In autumn 2012, a heavy rainstorm caused the Amgu River in northern Primorye to burst its banks and wash out a small section of road leading into the village of Amgu. This settlement, barely offset from the Sea of Japan by a narrow, sandy beach, was poised to be cleaved in two by the massing waters. Luckily, the escalating pressure caused a second river mouth to burst through the beach and into the bay. The water levels receded and the village was saved.
The residents of Amgu, shaken by this near-catastrophe, raised a tall, earthen dyke between the river and the adjacent road in response. This would prevent such a disaster from threatening again, they reasoned.
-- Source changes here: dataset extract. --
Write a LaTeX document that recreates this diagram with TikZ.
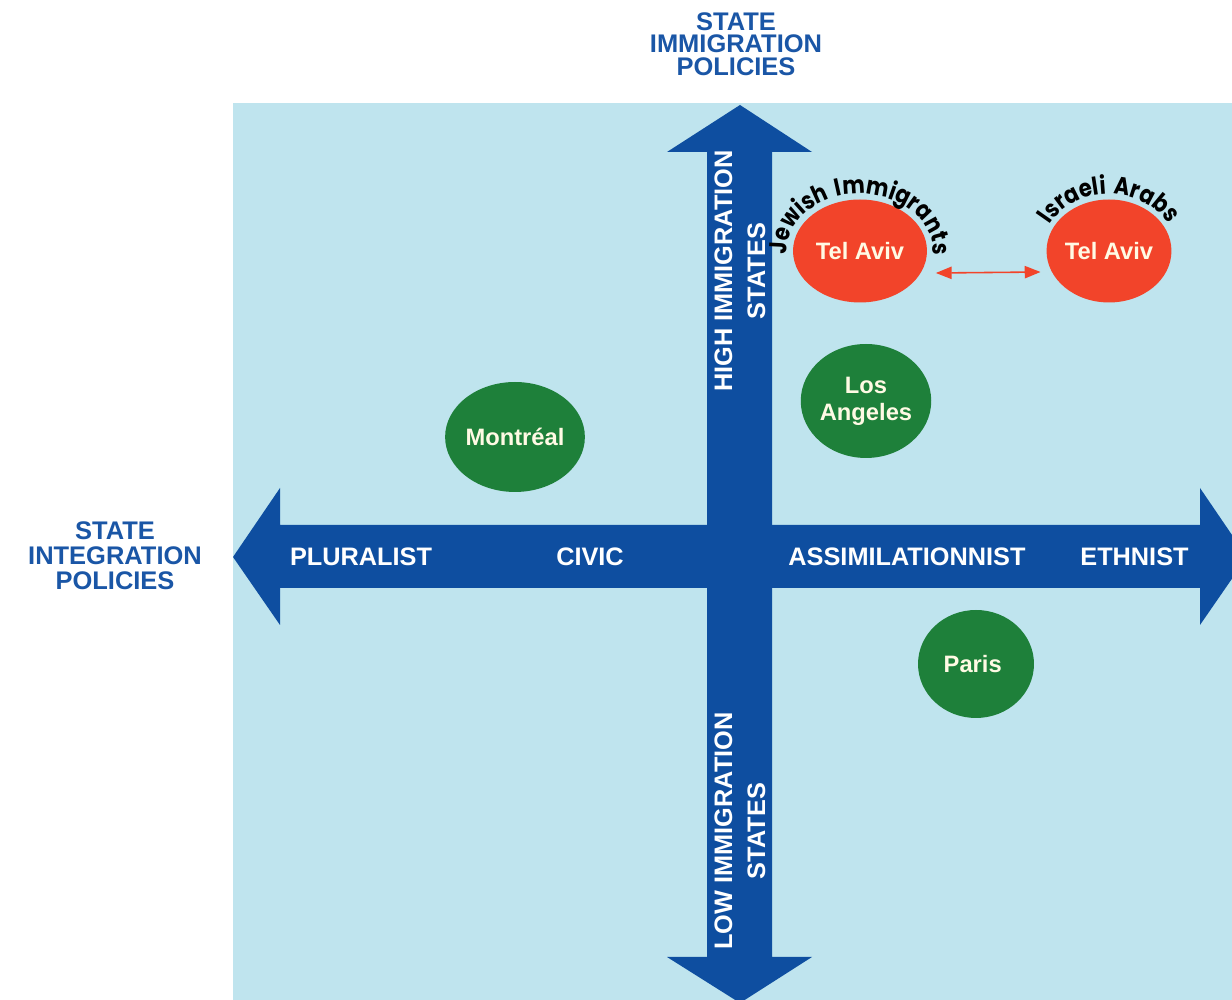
\documentclass[tikz,border=0pt]{standalone}
\usepackage{fontspec}
\setmainfont{Liberation Sans}
\newfontfamily\arcfont[FakeStretch=0.86]{Poppins}
\usetikzlibrary{shapes.geometric, arrows.meta, decorations.text, calc}
\definecolor{bgblue}{RGB}{191,228,238}
\definecolor{axisblue}{RGB}{14,78,160}
\definecolor{labblue}{RGB}{26,86,166}
\definecolor{cityg}{RGB}{30,128,58}
\definecolor{cityr}{RGB}{242,68,42}
\definecolor{cream}{RGB}{255,250,228}

\begin{document}
\begin{tikzpicture}[x=0.02cm, y=0.02cm,
		city/.style={ellipse, inner sep=0pt, text=cream, align=center, font=\bfseries\fontsize{13.5}{15.4}\selectfont},
		axislab/.style={text=white, align=center, font=\bfseries\fontsize{14.4}{18.8}\selectfont},
		policylab/.style={text=labblue, align=center, font=\bfseries\fontsize{14.5}{#1}\selectfont},
		pairarrow/.style={draw=cityr, line width=0.9pt, {Triangle[length=9pt,width=7pt]}-{Triangle[length=9pt,width=7pt]}}]
		\useasboundingbox (0,0) rectangle (1232,1000);
		\fill[bgblue] (233,0) rectangle (1232,897);
		% the two axes
		\fill[axisblue] (233,443) -- (280,512) -- (280,475) -- (1200,475) -- (1200,512) -- (1247,443)
			-- (1200,375) -- (1200,412) -- (280,412) -- (280,375) -- cycle;
		\fill[axisblue] (740,895) -- (812,848) -- (772,848) -- (772,43) -- (812,43) -- (740,-3)
			-- (667,43) -- (707,43) -- (707,848) -- (667,848) -- cycle;
		\node[policylab=12.8pt] (immig) at (736,956) {STATE\\IMMIGRATION\\POLICIES};
		\node[policylab=14.2pt] (integ) at (115,444) {STATE\\INTEGRATION\\POLICIES};
		\foreach \x/\name/\txt in {
			361/plur/PLURALIST,
			590/civic/CIVIC,
			907/assim/ASSIMILATIONNIST,
			1138/ethn/ETHNIST
		}{
			\node[axislab] (\name) at (\x,443) {\txt};
		}
		\node[axislab, rotate=90] (high) at (740,729) {HIGH IMMIGRATION\\STATES};
		\node[axislab, rotate=90] (low) at (740,169) {LOW IMMIGRATION\\STATES};
		% cities
		\foreach \x/\y/\w/\h/\name/\txt in {
			515/563/2.48/2.20/mtl/{Montr\'eal},
			866/599/2.36/2.28/la/{Los\\Angeles},
			976/336/2.32/2.16/par/{Paris}
		}{
			\node[city, fill=cityg, minimum width=\w cm, minimum height=\h cm] (\name) at (\x,\y) {\txt};
		}
		\node[city, fill=cityr, minimum width=2.68cm, minimum height=2.06cm] (ta1) at (860,749) {Tel Aviv};
		\node[city, fill=cityr, minimum width=2.44cm, minimum height=2.06cm] (ta2) at (1109,749) {Tel Aviv};
		\draw[pairarrow, shorten <=0.3cm, shorten >=0.22cm] (ta1.-20) -- (ta2.-160);
		\path[decorate, decoration={text along path, text align=center,
			text={|\arcfont\bfseries\fontsize{14}{14}\selectfont|Jewish{\kern4pt}Immigrants}}]
			($(ta1)+(-73,0)$) arc[start angle=180, end angle=0, x radius=1.46cm, y radius=1.14cm];
		\path[decorate, decoration={text along path, text align=center,
			text={|\arcfont\bfseries\fontsize{14}{14}\selectfont|Israeli{\kern4pt}Arabs}}]
			($(ta2)+(-67,0)$) arc[start angle=180, end angle=0, x radius=1.34cm, y radius=1.14cm];
\end{tikzpicture}
\end{document}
Two years came and went. Water levels rose and receded. Villagers, lulled into a sense of safety behind this castle wall of mud and rock, remained unaware that the Amgu River was not yet done with them. In fact, like a dragon resting on the valley’s chain, the river was waiting patiently for the right moment to arch its back, spread its wings, and breathe some serious fire.
I’ve been working with Blakiston’s fish owls in Russia for ten years.
A decade of blizzards, floods, cramped quarters, and discovery; all to better understand this charismatic endangered species. The unwavering passion shown by my Russian colleagues Sergei Surmach and Sergei Avdeyuk has been nothing short of inspirational. These men have thrown everything at the owl–a true labor of love–working when there was time but not necessarily when there was money.
Together, the past decade that yielded a vast expansion of our scientific understanding of this salmon-eater and what we need to do to protect it.
Earlier this week, a peer-reviewed paper written by me and Sergei Surmach was released in Bird Conservation International, which is BirdLife International’s scientific journal. In many ways this paper is a culmination of our decade of work: a roadmap for Blakiston’s fish owl conservation in Russia.